Les Vues d’ici sont les courts-métrages produits par le Festival de cinéma des gens d’ici, réalisés par des créateurs issus de l’Abitibi-Témiscamingue. La vocation du festival est de mettre à la disposition des «gens d’ici» un écran et un projecteur en guise de porte-voix, pour qu’on puisse s’entendre parler et se voir à l’écran. Deux films se sont démarqués cette année, par leur propos et leur proposition formelle audacieux.
Émilie Villeneuve, productrice déléguée chez Productions Balbuzard, nous présentait avec le film Petit Simon l’histoire d’un employé de brasserie qui, après son licenciement, retrouve la mère en lui. Laissé à lui-même, le personnage dérobe les vêtements de sa mère et adopte une poupée. Ce sera sa façon à lui de requérir l’amour maternel dont il se voit dépourvu. On voit Carol Courchesne, figure connue des cinéphiles de Rouyn-Noranda, incarner un homme au bord du gouffre avec une justesse bouleversante, dans une mise en scène très sobre à la frères Dardenne, soit un plan par scène, le plus souvent sans mouvement. Le film se fait fable sur les traces qu’on laisse durablement dans la tête et le cœur des enfants.

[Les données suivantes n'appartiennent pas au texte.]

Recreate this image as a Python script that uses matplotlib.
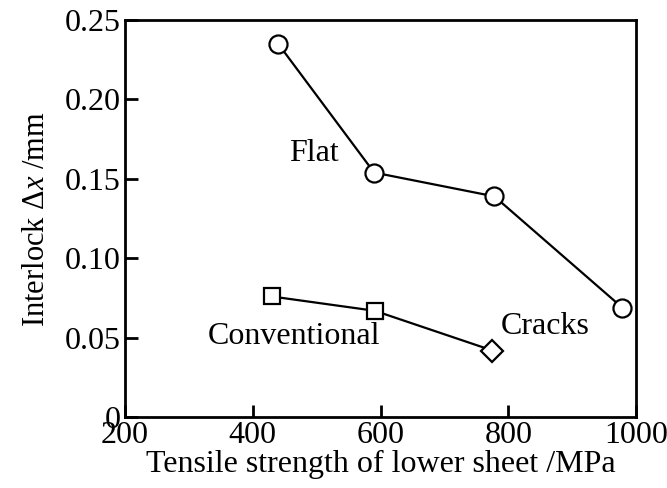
import matplotlib.pyplot as plt

plt.rcParams['font.family'] = ['Liberation Serif', 'DejaVu Serif']
plt.rcParams['mathtext.fontset'] = 'custom'
plt.rcParams['mathtext.it'] = 'Liberation Serif:italic'
plt.rcParams['mathtext.rm'] = 'Liberation Serif'

flat_x = [440, 590, 778, 978]
flat_y = [0.235, 0.154, 0.139, 0.069]
conv_x = [430, 591, 775]
conv_y = [0.076, 0.067, 0.042]
crack_x = [775]
crack_y = [0.042]

xticks = [200, 400, 600, 800, 1000]
yticks = [0, 0.05, 0.10, 0.15, 0.20, 0.25]
yticklabels = ['0', '0.05', '0.10', '0.15', '0.20', '0.25']

fig = plt.figure(figsize=(6.67, 4.88), dpi=100)
ax = fig.add_axes([0.187, 0.145, 0.767, 0.814])

ax.plot(flat_x, flat_y, color='black', lw=1.6, marker='o', ms=13,
        mfc='white', mec='black', mew=1.6)
ax.plot(conv_x, conv_y, color='black', lw=1.6, zorder=2)
ax.plot(conv_x[:2], conv_y[:2], ls='none', marker='s', ms=12,
        mfc='white', mec='black', mew=1.6, zorder=3)
ax.plot(crack_x, crack_y, ls='none', marker='D', ms=11,
        mfc='white', mec='black', mew=1.6, zorder=3)

ax.text(496, 0.166, 'Flat', fontsize=23, ha='center', va='center')
ax.text(465, 0.051, 'Conventional', fontsize=23, ha='center', va='center')
ax.text(858, 0.057, 'Cracks', fontsize=23, ha='center', va='center')

ax.set_xlim(200, 1000)
ax.set_ylim(0, 0.25)
ax.set_xticks(xticks)
ax.set_yticks(yticks)
ax.set_yticklabels(yticklabels)
ax.tick_params(direction='in', length=9, width=2, labelsize=23, pad=3)
for s in ax.spines.values():
    s.set_linewidth(2)

ax.set_xlabel('Tensile strength of lower sheet /MPa', fontsize=23, labelpad=0)
ax.set_ylabel(r'Interlock $\mathit{\Delta x}$ /mm', fontsize=22, labelpad=10)

fig.savefig('out.png', dpi=100)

L’acteur Alexandre Castonguay, quant à lui, nous livrait les confidences de son fils Arthur dans Les Espions Tatas, un court-métrage au format éclaté. La base de ce court documentaire a été établie par six heures de conversations père-fils captées sur enregistreuse, une approche rigoureuse qui porte ses fruits à l’écran. Le film aborde l’univers ludique de l’enfant et de ses deux amis qui ont une entreprise d’espionnage. La description de leurs activités est le prétexte pour entrer dans leur monde, par la porte d’à côté. La conversation glisse tranquillement vers quelque chose de plus sérieux et terre-à-terre, la séparation de ses parents. «Est-ce que ta mère et moi on est encore des amoureux ?», demande Alex. «Non, mais vous vous aimez encore», répondra tout naturellement Arthur. À travers les questions du père, son intention se dévoile: sonder l’imaginaire de son fils pour examiner les conséquences de la rupture, et le résultat est extrêmement touchant.
On souhaite une bonne et longue vie en festival à ces deux courts-métrages, parce qu’ils comportent ce qui devrait être la fonction du cinéma, le don de nous faire sentir plus humains.